Kardinal Schönborn: "Menschlichkeit muss letztes Wort haben"
Kardinal Christoph Schönborn hat am 24. Dezember in der ORF-Fernsehsendung "Licht ins Dunkel" dazu aufgerufen, dass in der aktuellen Debatte rund um die Aufnahme von Flüchtlingen aus Lesbos oder Bosnien, die Menschlichkeit das letzte Wort haben muss, nicht die Politik. "Man kann Wege finden, wie man eine gute Politik und Menschlichkeit miteinander verbindet", sagte der Wiener Erzbischof. Auch Bundespräsident Alexander van der Bellen bekräftigte in der Sendung "Licht ins Dunkel" einmal mehr seine Position für eine Aufnahme von Flüchtlingen. In den griechischen Lagern herrsche eine derartige Notsituation, "die nach erster Hilfe ruft", sagte Van der Bellen.
Bei den aktuellen Bildern aus den Flüchtlingslagern von Lesbos und Bosnien, sei es wichtig "sich in die Situation der Menschen zu denken", meinte Schönborn. "Ich bin selber ein Flüchtlingskind, habe aber nicht eine solche Not erlebt, wie die Menschen in den Flüchtlingslagern in Bosnien oder Lesbos. So schlimmes habe ich nicht erlebt", so der Kardinal wörtlich.
Er appellierte an die Europäische Union eine gemeinsame Lösung zu finden. Dringend notwendig sei der Entschluss, dass so etwas "in Europa nicht stattfinden darf". Letztlich seien aber die Flüchtlinge Teil "eines politischen Spiels", mahnte der Kardinal. Es sei daher auch verständlich, warum sich die Österreichische Regierung bei diesem Thema "schwer tut".
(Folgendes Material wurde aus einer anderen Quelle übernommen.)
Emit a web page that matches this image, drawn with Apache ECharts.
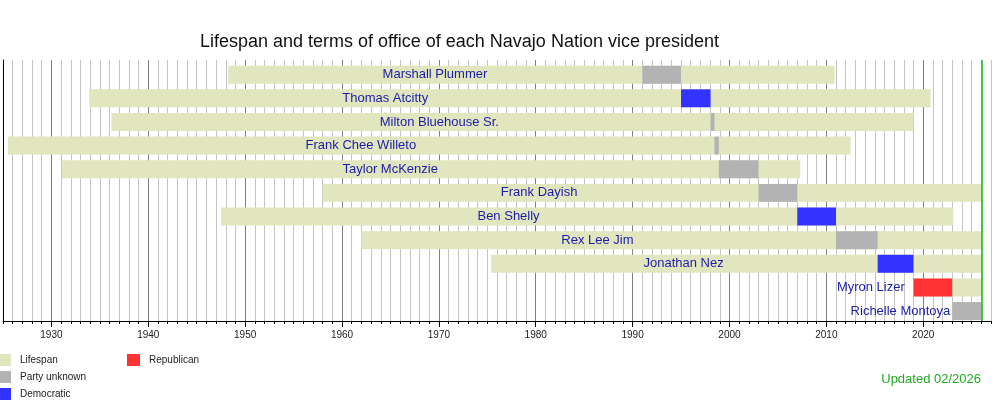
<!DOCTYPE html>
<html lang="en">
<head>
<meta charset="UTF-8">
<title>Navajo Nation vice presidents</title>
<script src="https://cdn.jsdelivr.net/npm/echarts@6/dist/echarts.min.js"></script>
<style>
html, body { margin: 0; padding: 0; background: #fff; }
#chart { width: 1000px; height: 400px; }
</style>
</head>
<body>
<div id="chart"></div>
<script>
// one row per vice president, top to bottom
var names = ['Marshall Plummer', 'Thomas Atcitty', 'Milton Bluehouse Sr.', 'Frank Chee Willeto',
  'Taylor McKenzie', 'Frank Dayish', 'Ben Shelly', 'Rex Lee Jim', 'Jonathan Nez',
  'Myron Lizer', 'Richelle Montoya'];
var NOW = 2026.0;
// lifespan (null birth = unknown, bar starts at term)
var born = [1948.25, 1933.9, 1936.2, 1925.5, 1931.1, 1958.0, 1947.5, 1962.0, 1975.4, null, null];
var died = [2010.85, 2020.75, 2019.0, 2012.5, 2007.3, NOW, 2023.1, NOW, NOW, NOW, NOW];
// term in office
var termStart = [1991.0, 1995.0, 1998.05, 1998.45, 1998.9, 2003.0, 2007.0, 2011.0, 2015.3, 2019.0, 2023.0];
var termEnd = [1995.0, 1998.05, 1998.45, 1998.9, 2003.0, 2007.0, 2011.0, 2015.3, 2019.0, 2023.0, NOW];
var party = ['Party unknown', 'Democratic', 'Party unknown', 'Party unknown', 'Party unknown',
  'Party unknown', 'Democratic', 'Party unknown', 'Democratic', 'Republican', 'Party unknown'];
// where each name label ends (right aligned)
var labelEnd = [1975.0, 1968.9, 1976.2, 1967.65, 1969.9, 1984.3, 1980.4, 1990.1, 1999.4, 2018.1, 2022.8];
var decades = [1930, 1940, 1950, 1960, 1970, 1980, 1990, 2000, 2010, 2020];

var partyColors = {
  'Party unknown': '#b3b3b3',
  'Democratic': '#3333ff',
  'Republican': '#ff3333'
};

var lifeData = [];
for (var i = 0; i < names.length; i++) {
  lifeData.push([i, born[i] == null ? termStart[i] : born[i], died[i]]);
}
function termData(p) {
  var out = [];
  for (var i = 0; i < names.length; i++) {
    if (party[i] === p) out.push([i, termStart[i], termEnd[i]]);
  }
  return out;
}
var labelData = names.map(function (n, i) { return [i, labelEnd[i]]; });

function barItem(params, api) {
  var row = api.value(0);
  var a = api.coord([api.value(1), row]);
  var b = api.coord([api.value(2), row]);
  var h = api.size([0, 1])[1] * 0.76;
  return {
    type: 'rect',
    shape: { x: a[0], y: a[1] - h / 2, width: b[0] - a[0], height: h },
    style: { fill: api.visual('color') }
  };
}

function termSeries(p) {
  return {
    name: p,
    type: 'custom',
    renderItem: barItem,
    encode: { x: [1, 2], y: 0 },
    itemStyle: { color: partyColors[p] },
    data: termData(p),
    z: 3
  };
}

// minor yearly grid lines, darker every decade (ticks start at 1925)
var gridColors = [];
for (var k = 0; k < 10; k++) gridColors.push(k === 5 ? '#808080' : '#c4c4c4');

function legendAt(name, left, top) {
  return {
    data: [name], orient: 'vertical', left: left, top: top, padding: 0,
    itemWidth: 13, itemHeight: 12, icon: 'rect', selectedMode: false,
    textStyle: { fontFamily: 'Liberation Sans', fontSize: 10, color: '#222', padding: [0, 0, 0, 4] }
  };
}

var chart = echarts.init(document.getElementById('chart'));
chart.setOption({
  animation: false,
  backgroundColor: '#fff',
  title: {
    text: 'Lifespan and terms of office of each Navajo Nation vice president',
    left: 200, top: 33, padding: 0,
    textStyle: { fontFamily: 'Liberation Sans', fontSize: 18, fontWeight: 'normal', color: '#111' }
  },
  legend: [
    legendAt('Lifespan', -2, 354),
    legendAt('Party unknown', -2, 371),
    legendAt('Democratic', -2, 388),
    legendAt('Republican', 127, 354)
  ],
  graphic: [{
    type: 'text', right: 19, top: 373,
    style: { text: 'Updated 02/2026', fill: '#22aa22', font: '13px "Liberation Sans"' }
  }],
  grid: { left: 1, right: 9, top: 60, bottom: 79 },
  xAxis: [{
    type: 'value', min: 1925, max: 2027, interval: 1,
    axisLine: { onZero: false, lineStyle: { color: '#000', width: 1 } },
    axisTick: { length: 3, lineStyle: { color: '#000' } },
    axisLabel: {
      margin: 9, fontFamily: 'Liberation Sans', fontSize: 10, color: '#222',
      formatter: function (v) { return decades.indexOf(v) >= 0 ? String(v) : ''; }
    },
    splitLine: { show: true, lineStyle: { color: gridColors, width: 1 } }
  }, {
    type: 'value', min: 1925, max: 2027, position: 'bottom',
    axisLine: { show: false, onZero: false },
    axisTick: { show: true, length: 6, customValues: decades, lineStyle: { color: '#000' } },
    axisLabel: { show: false },
    splitLine: { show: false }
  }],
  yAxis: {
    type: 'value', inverse: true, min: -0.62, max: 10.42,
    axisLine: { show: true, onZero: false, lineStyle: { color: '#000' } },
    axisTick: { show: false },
    axisLabel: { show: false },
    splitLine: { show: false }
  },
  series: [{
    name: 'Lifespan',
    type: 'custom',
    renderItem: barItem,
    encode: { x: [1, 2], y: 0 },
    itemStyle: { color: '#e1e6bf' },
    data: lifeData,
    z: 2,
    markLine: {
      silent: true, symbol: 'none', animation: false,
      label: { show: false },
      lineStyle: { color: '#11bb11', type: 'solid', width: 1.5 },
      data: [{ xAxis: NOW }]
    }
  },
  termSeries('Party unknown'),
  termSeries('Democratic'),
  termSeries('Republican'),
  {
    name: 'names',
    type: 'custom',
    encode: { x: 1, y: 0 },
    data: labelData,
    z: 5,
    renderItem: function (params, api) {
      var p = api.coord([api.value(1), api.value(0)]);
      return {
        type: 'text',
        x: p[0], y: p[1],
        style: {
          text: names[params.dataIndex],
          fill: '#1c1cab',
          font: '13px "Liberation Sans"',
          align: 'right', verticalAlign: 'middle'
        }
      };
    }
  }]
});
</script>
</body>
</html>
Auch wenn das Jahr 2020 u.a. von Terror und der Corona-Krise geprägt sei, hob Schönborn die weihnachtliche Botschaft "fürchtet euch nicht" hervor. "Was ist die Alternative? Soll man ständig in Furcht leben? Ich glaube, jede und jeder weiß von der täglichen Erfahrung, dass Angst und Furcht keine guten Berater sind", so Schönborn wörtlich.
Die Aufgabe der Religionsgemeinschaften und Religionen sei zu einen, betonte auch der Präsident der Islamischen Glaubensgemeinschaft, Ümit Vural. In schwierigen Zeiten hätten Religionsgemeinschaften die wichtige Verantwortung "eine Stimme der Vernunft zu sein, verbinden zu wirken auf den Zusammenhalt hinzuweisen".
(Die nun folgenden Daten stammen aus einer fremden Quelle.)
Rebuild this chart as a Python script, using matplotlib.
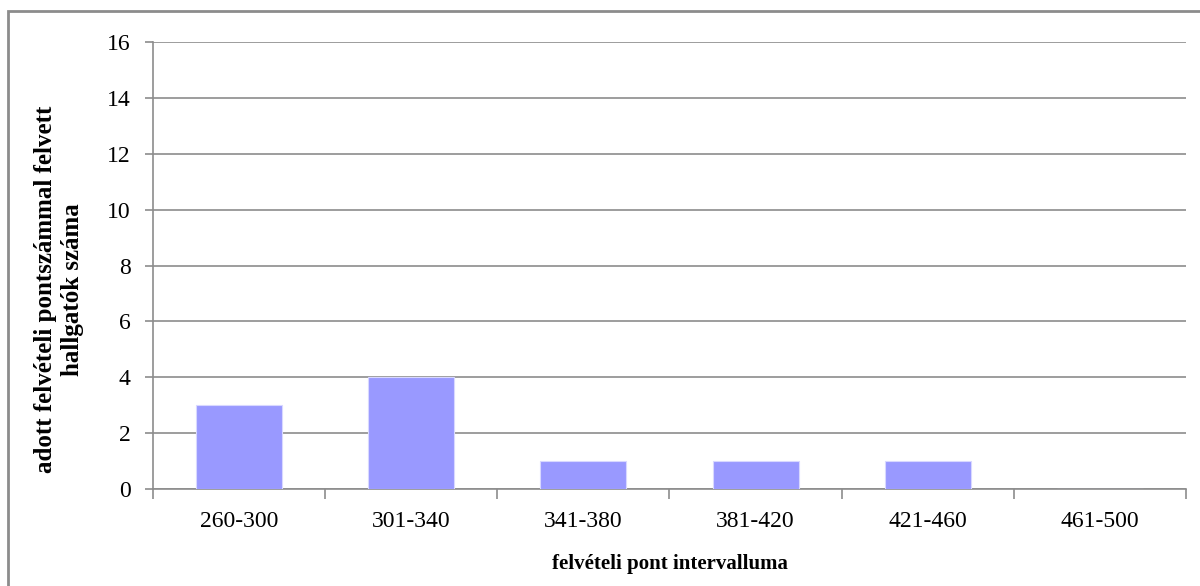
import matplotlib
matplotlib.use("Agg")
import matplotlib.pyplot as plt
from matplotlib.patches import Rectangle

categories = ["260-300", "301-340", "341-380", "381-420", "421-460", "461-500"]
counts = [3, 4, 1, 1, 1, 0]
y_ticks = [0, 2, 4, 6, 8, 10, 12, 14, 16]

plt.rcParams["font.family"] = ["Liberation Serif", "DejaVu Serif"]

fig = plt.figure(figsize=(12, 5.86), dpi=100)
ax = fig.add_axes([0.1275, 0.1655, 0.8608, 0.7628])

x = list(range(len(categories)))
ax.bar(x, counts, width=0.5, color="#9999ff", edgecolor="#d8d8ff", linewidth=0.8, zorder=3)

ax.set_xlim(-0.5, len(categories) - 0.5)
ax.set_ylim(0, 16)
ax.set_yticks(y_ticks)
ax.set_yticklabels([str(t) for t in y_ticks], fontsize=17)
ax.yaxis.grid(True, color="#8c8c8c", linewidth=1.2, zorder=0)

# category labels between the boundary ticks
ax.set_xticks([i - 0.5 for i in range(len(categories) + 1)])
ax.set_xticklabels([])
ax.set_xticks(x, minor=True)
ax.set_xticklabels(categories, minor=True, fontsize=17)
ax.tick_params(axis="x", which="minor", length=0, pad=16)
ax.tick_params(axis="x", which="major", length=7, color="#8c8c8c", width=1.2)
ax.tick_params(axis="y", length=6, color="#8c8c8c", width=1.2, pad=10)

for side in ["top", "right"]:
    ax.spines[side].set_visible(False)
for side in ["left", "bottom"]:
    ax.spines[side].set_color("#8c8c8c")
    ax.spines[side].set_linewidth(1.2)

# axis titles
fig.text(0.558, 0.038, "felvételi pont intervalluma", fontsize=15,
         fontweight="bold", ha="center", va="center")
fig.text(59 / 1200, 0.506, "adott felvételi pontszámmal felvett\nhallgatók száma",
         fontsize=18, fontweight="bold", rotation=90, ha="center", va="center",
         multialignment="center", linespacing=1.2)

# outer chart frame
fig.patches.append(Rectangle((8 / 1200, -0.1), 1.2, 1 - 11 / 586 + 0.1,
                             transform=fig.transFigure, fill=False,
                             edgecolor="#8c8c8c", linewidth=2))

fig.savefig("out.png", dpi=100)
Den Terrorangriff in Wien bezeichnete Vural als "Angriff auf alles, was uns ausmacht". Umso dankbarer sei er, dass sich die Religionen in Österreich nicht spalten lassen. Dies sei auch im Gebet einem Tag nach dem Terrorakt im Wiener Stephansdom zum Ausdruck gekommen, meinte Vural. "Ich bin dankbar, dass wir als Religionsgemeinschaften einen wertschätzenden Dialog pflegen."
Den Wert des Zusammenhaltes und der Solidarität in der Gemeinschaft in dieser Zeit betonten auch Oberrabbiner Jaron Engelmayer von der Israelitischen Kultusgemeinde (IKG) und der griechisch-orthodoxe Erzpriester Nikolaus Rappert. Der Präsident der buddhistischen Religionsgesellschaft, Gerhard Weißgrab, sah in dieser schwierigen Zeit auch etwas Positives, nämlich die Möglichkeit kennenzulernen, was Leben wirklich bedeutet.
Caritas-Präsident, Michael Landau, betonte in der Sendung "Licht ins Dunkel" die Bedeutung des Dialogs und "auf die Schwächsten nicht zu vergessen". Auch der Pakt gegen Einsamkeit bleibe ein wichtiges Thema, bei dem es auf jeden einzelnen ankomme, nötig sei aber auch ein eigener Regierungsbeauftragter.